Supplied entries:
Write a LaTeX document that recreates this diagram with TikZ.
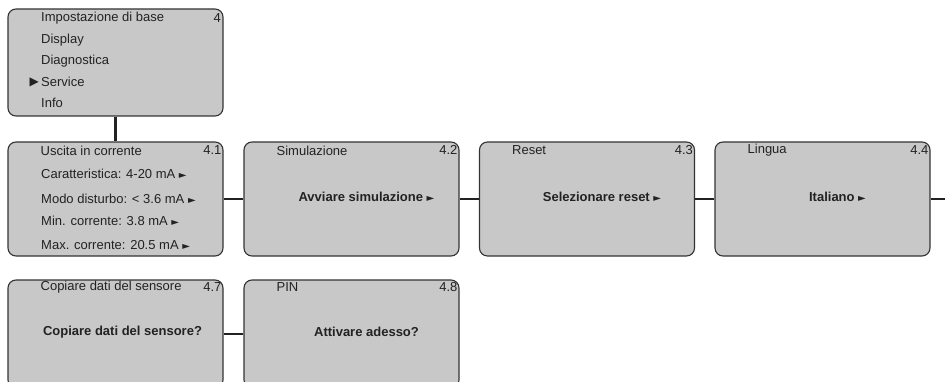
\documentclass[tikz,border=0pt]{standalone}
\usepackage{fontspec}
\setmainfont{Liberation Sans}
\newfontfamily\symfont{DejaVu Sans}
\usepackage{xcolor}
\usepackage{tikz}
\usetikzlibrary{positioning}
\definecolor{MenuFill}{HTML}{C8C8C8}
\definecolor{MenuLine}{HTML}{333333}
\definecolor{MenuText}{HTML}{222222}
\newcommand\menuptr{{\symfont\fontsize{10}{10}\selectfont ►}}

\begin{document}
\begin{tikzpicture}[x=1pt,y=-1pt,
  menubox/.style={draw=MenuLine,fill=MenuFill,line width=1.1pt,rounded corners=8pt,minimum width=215pt,inner sep=0pt},
  menutxt/.style={anchor=west,inner sep=0pt,text=MenuText,font=\fontsize{13}{15}\selectfont},
  menunum/.style={anchor=east,inner sep=0pt,text=MenuText,font=\fontsize{13}{15}\selectfont},
  menubold/.style={inner sep=0pt,text=MenuText,font=\fontsize{13}{15}\selectfont\bfseries},
  link/.style={draw=MenuText,line width=2.2pt}]
\useasboundingbox (0,0) rectangle (945,382);
\clip (0,0) rectangle (945,382);

% main menu
\node[menubox,minimum height=107pt] (b4) at (115.5,62.5) {};
\node[menunum] (n4) at (221,18) {4};
\foreach \y/\lab/\nm in {18/Impostazione di base/a,40/Display/b,61/Diagnostica/c,82/Service/d,103/Info/e}
  \node[menutxt] (m\nm) at (41,\y) {\lab};
\node[anchor=east,inner sep=0pt,text=MenuText,font=\symfont\fontsize{12}{12}\selectfont] (sel) at (39,82) {▶};

% row 4.1 - 4.4
\node[menubox,minimum height=114pt] (b41) at (115.5,199) {};
\foreach \x/\nm in {351.5/2,587/3,822.5/4}
  \node[menubox,minimum height=114pt] (b4\nm) at (\x,199) {};
\foreach \nm/\lab in {1/Uscita in corrente,2/Simulazione,3/Reset,4/Lingua} {
  \node[menutxt] (t4\nm) at ([xshift=33pt,yshift=-9pt]b4\nm.north west) {\lab};
  \node[menunum] (n4\nm) at ([xshift=-2pt,yshift=-9pt]b4\nm.north east) {4.\nm};
}
\foreach \y/\lab/\nm in {174/Caratteristica: 4-20 mA/a,199/Modo disturbo: < 3.6 mA/b,221/Min. corrente: 3.8 mA/c,245/Max. corrente: 20.5 mA/d}
  \node[menutxt] (s\nm) at (41,\y) {\lab\ \menuptr};
\foreach \nm/\lab in {2/Avviare simulazione,3/Selezionare reset,4/Italiano}
  \node[menubold] (a4\nm) at ([xshift=15pt,yshift=2pt]b4\nm.center) {\lab\ \menuptr};

% row 4.7 - 4.8
\node[menubox,minimum height=108pt] (b47) at (115.5,334) {};
\node[menubox,minimum height=108pt] (b48) at (351.5,334) {};
\foreach \nm/\lab in {7/Copiare dati del sensore,8/PIN} {
  \node[menutxt] (t4\nm) at ([xshift=33pt,yshift=-8pt]b4\nm.north west) {\lab};
  \node[menunum] (n4\nm) at ([xshift=-2pt,yshift=-8pt]b4\nm.north east) {4.\nm};
}
\node[menubold] (a47) at ([xshift=7pt,yshift=2pt]b47.center) {Copiare dati del sensore?};
\node[menubold] (a48) at ([xshift=15pt,yshift=2pt]b48.center) {Attivare adesso?};

% connectors
\coordinate (more) at (945,199);
\draw[link] (b4.south) -- (b41.north);
\draw[link] (b41.east) -- (b42.west);
\draw[link] (b42.east) -- (b43.west);
\draw[link] (b43.east) -- (b44.west);
\draw[link] (b44.east) -- (more);
\draw[link] (b47.east) -- (b48.west);
\end{tikzpicture}
\end{document}
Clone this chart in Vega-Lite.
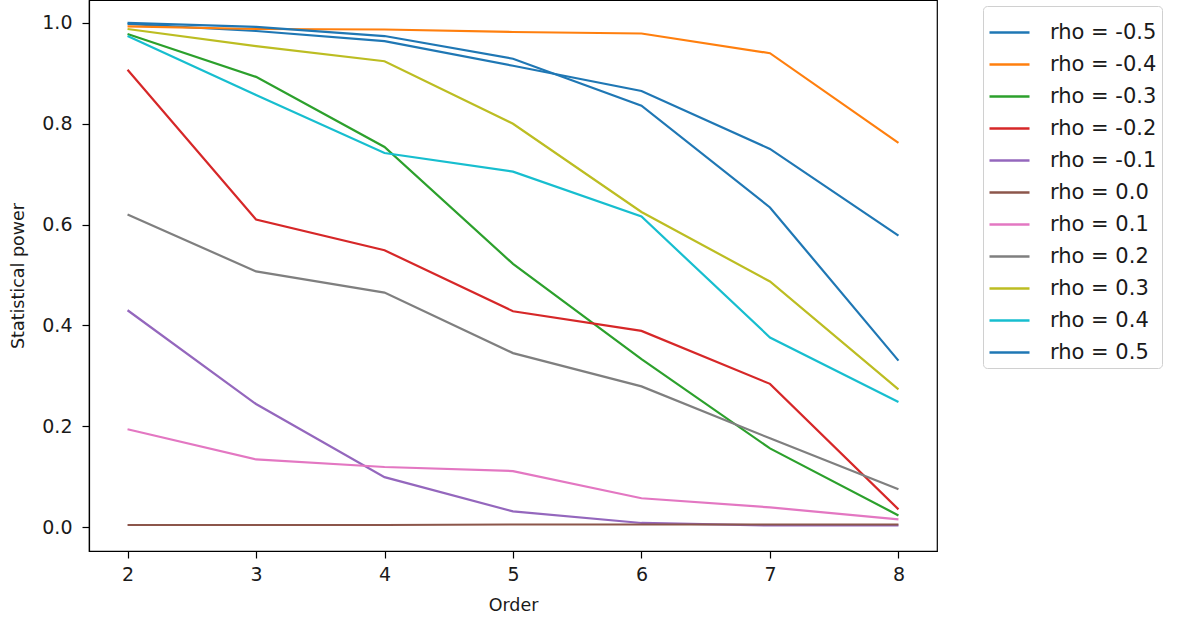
{
  "$schema": "https://vega.github.io/schema/vega-lite/v6.json",
  "autosize": {"type": "none"},
  "padding": {"left": 89, "top": 0, "right": 250, "bottom": 72},
  "width": 848,
  "height": 551,
  "background": "white",
  "config": {
    "font": "DejaVu Sans",
    "view": {"stroke": "black", "strokeWidth": 1.2},
    "axis": {
      "grid": false,
      "domainColor": "black",
      "domainWidth": 1.2,
      "tickColor": "black",
      "tickWidth": 1.2,
      "tickSize": 7,
      "labelFont": "DejaVu Sans",
      "labelFontSize": 19,
      "labelColor": "#1a1a1a",
      "titleFont": "DejaVu Sans",
      "titleFontSize": 17.5,
      "titleFontWeight": "normal",
      "titleColor": "#1a1a1a"
    }
  },
  "data": {
    "values": [
      {"order": 2, "rho": "rho = -0.5", "power": 0.998},
      {"order": 3, "rho": "rho = -0.5", "power": 0.984},
      {"order": 4, "rho": "rho = -0.5", "power": 0.964},
      {"order": 5, "rho": "rho = -0.5", "power": 0.915},
      {"order": 6, "rho": "rho = -0.5", "power": 0.865},
      {"order": 7, "rho": "rho = -0.5", "power": 0.75},
      {"order": 8, "rho": "rho = -0.5", "power": 0.578},
      {"order": 2, "rho": "rho = -0.4", "power": 0.993},
      {"order": 3, "rho": "rho = -0.4", "power": 0.988},
      {"order": 4, "rho": "rho = -0.4", "power": 0.987},
      {"order": 5, "rho": "rho = -0.4", "power": 0.982},
      {"order": 6, "rho": "rho = -0.4", "power": 0.979},
      {"order": 7, "rho": "rho = -0.4", "power": 0.94},
      {"order": 8, "rho": "rho = -0.4", "power": 0.762},
      {"order": 2, "rho": "rho = -0.3", "power": 0.978},
      {"order": 3, "rho": "rho = -0.3", "power": 0.893},
      {"order": 4, "rho": "rho = -0.3", "power": 0.754},
      {"order": 5, "rho": "rho = -0.3", "power": 0.522},
      {"order": 6, "rho": "rho = -0.3", "power": 0.333},
      {"order": 7, "rho": "rho = -0.3", "power": 0.156},
      {"order": 8, "rho": "rho = -0.3", "power": 0.023},
      {"order": 2, "rho": "rho = -0.2", "power": 0.907},
      {"order": 3, "rho": "rho = -0.2", "power": 0.61},
      {"order": 4, "rho": "rho = -0.2", "power": 0.549},
      {"order": 5, "rho": "rho = -0.2", "power": 0.428},
      {"order": 6, "rho": "rho = -0.2", "power": 0.389},
      {"order": 7, "rho": "rho = -0.2", "power": 0.284},
      {"order": 8, "rho": "rho = -0.2", "power": 0.035},
      {"order": 2, "rho": "rho = -0.1", "power": 0.43},
      {"order": 3, "rho": "rho = -0.1", "power": 0.244},
      {"order": 4, "rho": "rho = -0.1", "power": 0.099},
      {"order": 5, "rho": "rho = -0.1", "power": 0.031},
      {"order": 6, "rho": "rho = -0.1", "power": 0.008},
      {"order": 7, "rho": "rho = -0.1", "power": 0.003},
      {"order": 8, "rho": "rho = -0.1", "power": 0.003},
      {"order": 2, "rho": "rho = 0.0", "power": 0.004},
      {"order": 3, "rho": "rho = 0.0", "power": 0.004},
      {"order": 4, "rho": "rho = 0.0", "power": 0.004},
      {"order": 5, "rho": "rho = 0.0", "power": 0.005},
      {"order": 6, "rho": "rho = 0.0", "power": 0.005},
      {"order": 7, "rho": "rho = 0.0", "power": 0.005},
      {"order": 8, "rho": "rho = 0.0", "power": 0.005},
      {"order": 2, "rho": "rho = 0.1", "power": 0.194},
      {"order": 3, "rho": "rho = 0.1", "power": 0.134},
      {"order": 4, "rho": "rho = 0.1", "power": 0.119},
      {"order": 5, "rho": "rho = 0.1", "power": 0.111},
      {"order": 6, "rho": "rho = 0.1", "power": 0.057},
      {"order": 7, "rho": "rho = 0.1", "power": 0.039},
      {"order": 8, "rho": "rho = 0.1", "power": 0.015},
      {"order": 2, "rho": "rho = 0.2", "power": 0.62},
      {"order": 3, "rho": "rho = 0.2", "power": 0.507},
      {"order": 4, "rho": "rho = 0.2", "power": 0.465},
      {"order": 5, "rho": "rho = 0.2", "power": 0.345},
      {"order": 6, "rho": "rho = 0.2", "power": 0.279},
      {"order": 7, "rho": "rho = 0.2", "power": 0.176},
      {"order": 8, "rho": "rho = 0.2", "power": 0.075},
      {"order": 2, "rho": "rho = 0.3", "power": 0.988},
      {"order": 3, "rho": "rho = 0.3", "power": 0.954},
      {"order": 4, "rho": "rho = 0.3", "power": 0.924},
      {"order": 5, "rho": "rho = 0.3", "power": 0.8},
      {"order": 6, "rho": "rho = 0.3", "power": 0.625},
      {"order": 7, "rho": "rho = 0.3", "power": 0.487},
      {"order": 8, "rho": "rho = 0.3", "power": 0.273},
      {"order": 2, "rho": "rho = 0.4", "power": 0.974},
      {"order": 3, "rho": "rho = 0.4", "power": 0.857},
      {"order": 4, "rho": "rho = 0.4", "power": 0.742},
      {"order": 5, "rho": "rho = 0.4", "power": 0.705},
      {"order": 6, "rho": "rho = 0.4", "power": 0.616},
      {"order": 7, "rho": "rho = 0.4", "power": 0.376},
      {"order": 8, "rho": "rho = 0.4", "power": 0.248},
      {"order": 2, "rho": "rho = 0.5", "power": 1.0},
      {"order": 3, "rho": "rho = 0.5", "power": 0.992},
      {"order": 4, "rho": "rho = 0.5", "power": 0.974},
      {"order": 5, "rho": "rho = 0.5", "power": 0.929},
      {"order": 6, "rho": "rho = 0.5", "power": 0.836},
      {"order": 7, "rho": "rho = 0.5", "power": 0.634},
      {"order": 8, "rho": "rho = 0.5", "power": 0.33}
    ]
  },
  "mark": {"type": "line", "strokeWidth": 2.2, "clip": true},
  "encoding": {
    "x": {
      "field": "order",
      "type": "quantitative",
      "scale": {"domain": [1.7, 8.3], "nice": false, "zero": false},
      "axis": {"values": [2, 3, 4, 5, 6, 7, 8], "title": "Order", "labelPadding": 7, "titlePadding": 12}
    },
    "y": {
      "field": "power",
      "type": "quantitative",
      "scale": {"domain": [-0.0476, 1.0455], "nice": false, "zero": false},
      "axis": {"values": [0, 0.2, 0.4, 0.6, 0.8, 1.0], "format": ".1f", "title": "Statistical power", "labelPadding": 10, "titlePadding": 14}
    },
    "color": {
      "field": "rho",
      "type": "nominal",
      "scale": {
        "domain": ["rho = -0.5", "rho = -0.4", "rho = -0.3", "rho = -0.2", "rho = -0.1", "rho = 0.0", "rho = 0.1", "rho = 0.2", "rho = 0.3", "rho = 0.4", "rho = 0.5"],
        "range": ["#1f77b4", "#ff7f0e", "#2ca02c", "#d62728", "#9467bd", "#8c564b", "#e377c2", "#7f7f7f", "#bcbd22", "#17becf", "#1f77b4"]
      },
      "legend": {
        "title": null,
        "orient": "none",
        "legendX": 894,
        "legendY": 6,
        "strokeColor": "#d0d0d0",
        "fillColor": "white",
        "cornerRadius": 4,
        "padding": 5,
        "symbolType": "stroke",
        "symbolSize": 1600,
        "symbolStrokeWidth": 2.5,
        "labelFont": "DejaVu Sans",
        "labelFontSize": 21,
        "labelColor": "#1a1a1a",
        "labelOffset": 19,
        "rowPadding": 0
      }
    }
  }
}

Aim of the task: Gather up every line from the listing above in which the word "this" occurs.

Worked solution:
Write a LaTeX document that recreates this diagram with TikZ.
Clone this chart in Vega-Lite.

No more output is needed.